>> START Material for the task

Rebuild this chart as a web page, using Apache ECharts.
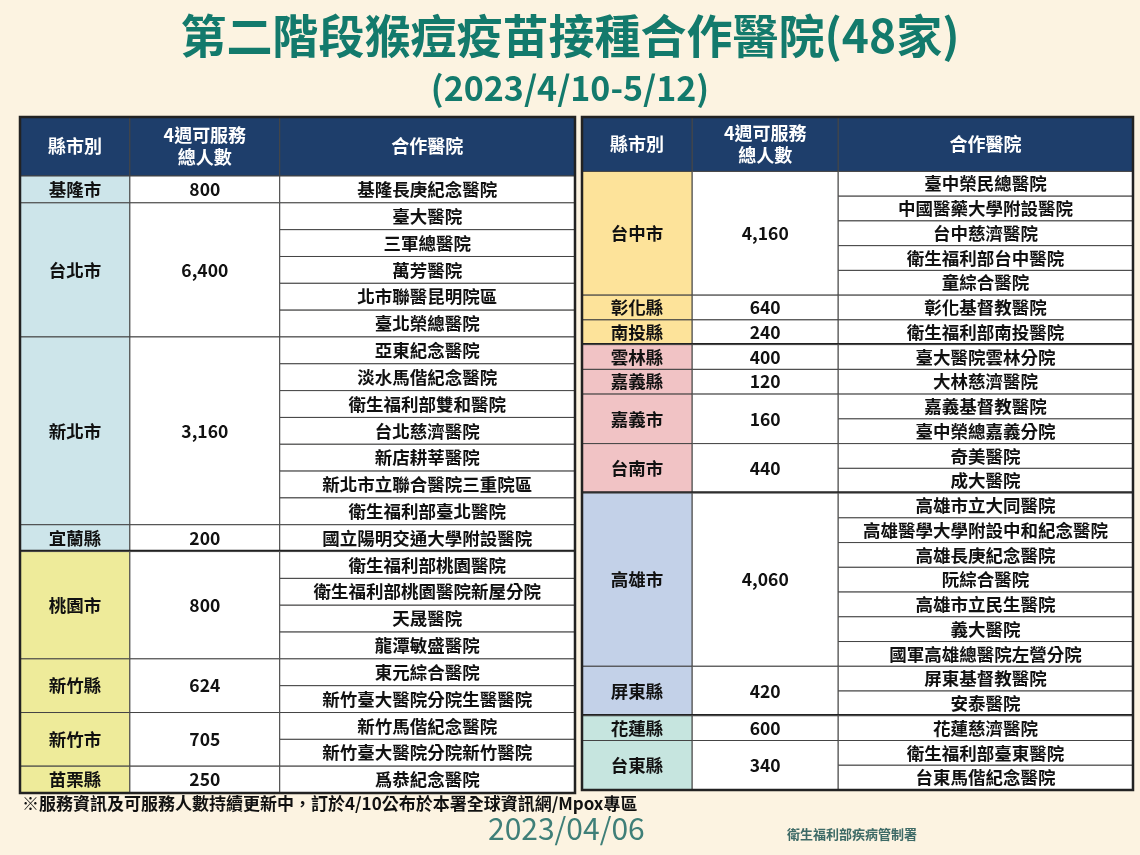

>> END Material for the task
>> START Material for the task

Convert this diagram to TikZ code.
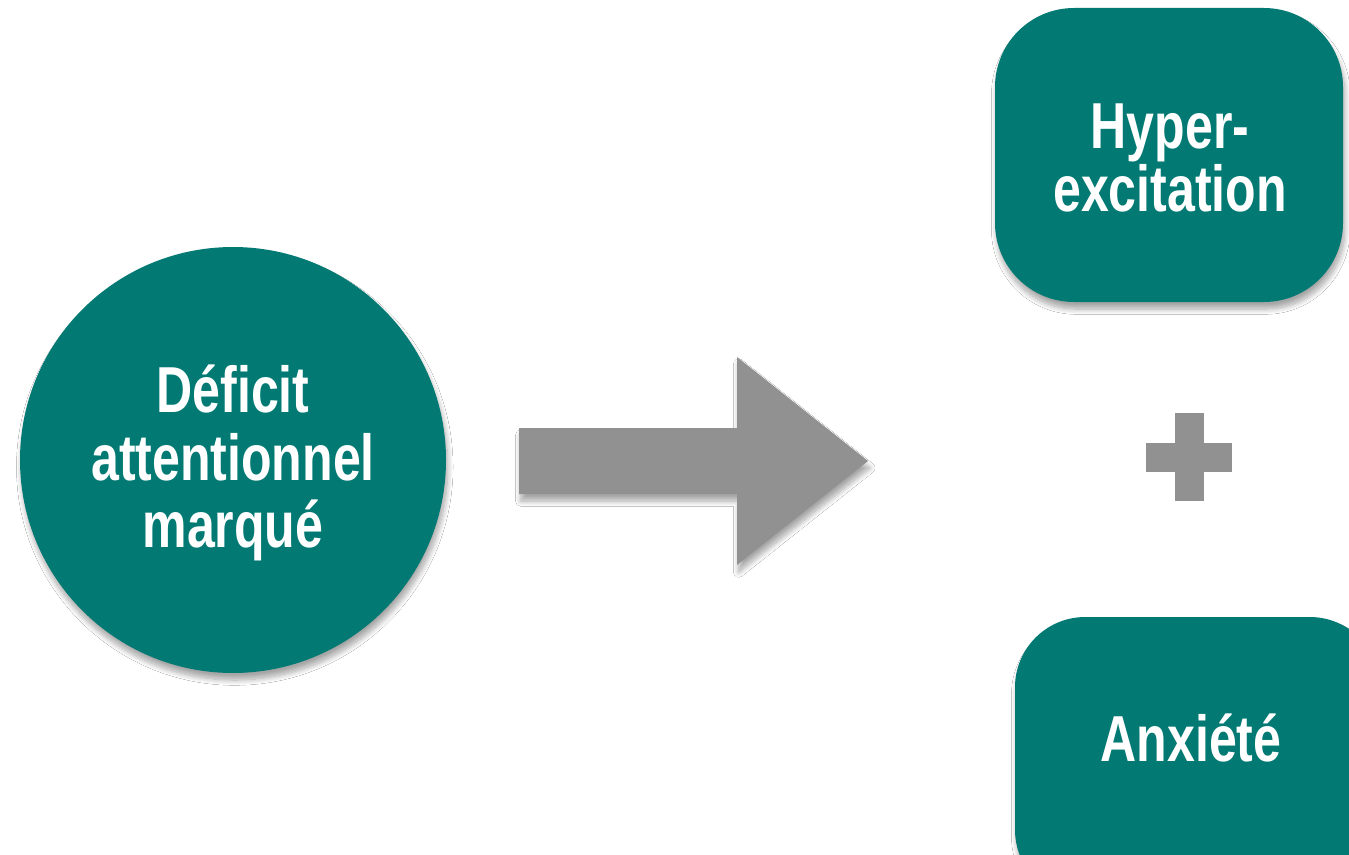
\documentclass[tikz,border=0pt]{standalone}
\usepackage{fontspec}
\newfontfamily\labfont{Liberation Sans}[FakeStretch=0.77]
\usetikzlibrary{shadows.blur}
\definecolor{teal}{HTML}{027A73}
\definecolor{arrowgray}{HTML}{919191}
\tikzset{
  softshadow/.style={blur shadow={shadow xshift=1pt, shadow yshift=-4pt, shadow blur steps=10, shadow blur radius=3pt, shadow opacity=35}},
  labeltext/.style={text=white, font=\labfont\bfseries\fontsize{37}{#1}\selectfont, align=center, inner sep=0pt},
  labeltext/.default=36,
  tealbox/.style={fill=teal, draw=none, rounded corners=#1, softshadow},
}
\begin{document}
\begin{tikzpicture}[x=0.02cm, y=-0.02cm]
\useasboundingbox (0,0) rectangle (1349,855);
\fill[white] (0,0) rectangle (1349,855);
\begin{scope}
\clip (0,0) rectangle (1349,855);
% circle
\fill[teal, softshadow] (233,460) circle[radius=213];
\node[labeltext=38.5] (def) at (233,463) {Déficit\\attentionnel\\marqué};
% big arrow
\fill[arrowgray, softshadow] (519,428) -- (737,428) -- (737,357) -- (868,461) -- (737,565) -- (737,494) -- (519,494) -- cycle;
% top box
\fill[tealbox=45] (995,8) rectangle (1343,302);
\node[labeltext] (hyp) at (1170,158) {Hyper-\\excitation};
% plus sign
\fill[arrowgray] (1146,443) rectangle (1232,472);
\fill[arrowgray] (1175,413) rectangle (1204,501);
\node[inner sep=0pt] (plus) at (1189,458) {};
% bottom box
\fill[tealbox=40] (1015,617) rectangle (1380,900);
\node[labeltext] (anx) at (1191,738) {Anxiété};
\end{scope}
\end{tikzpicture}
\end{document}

>> END Material for the task

## Your goal
Find "this". Copy every line it occurs in.

## The answer
Rebuild this chart as a web page, using Apache ECharts.
Convert this diagram to TikZ code.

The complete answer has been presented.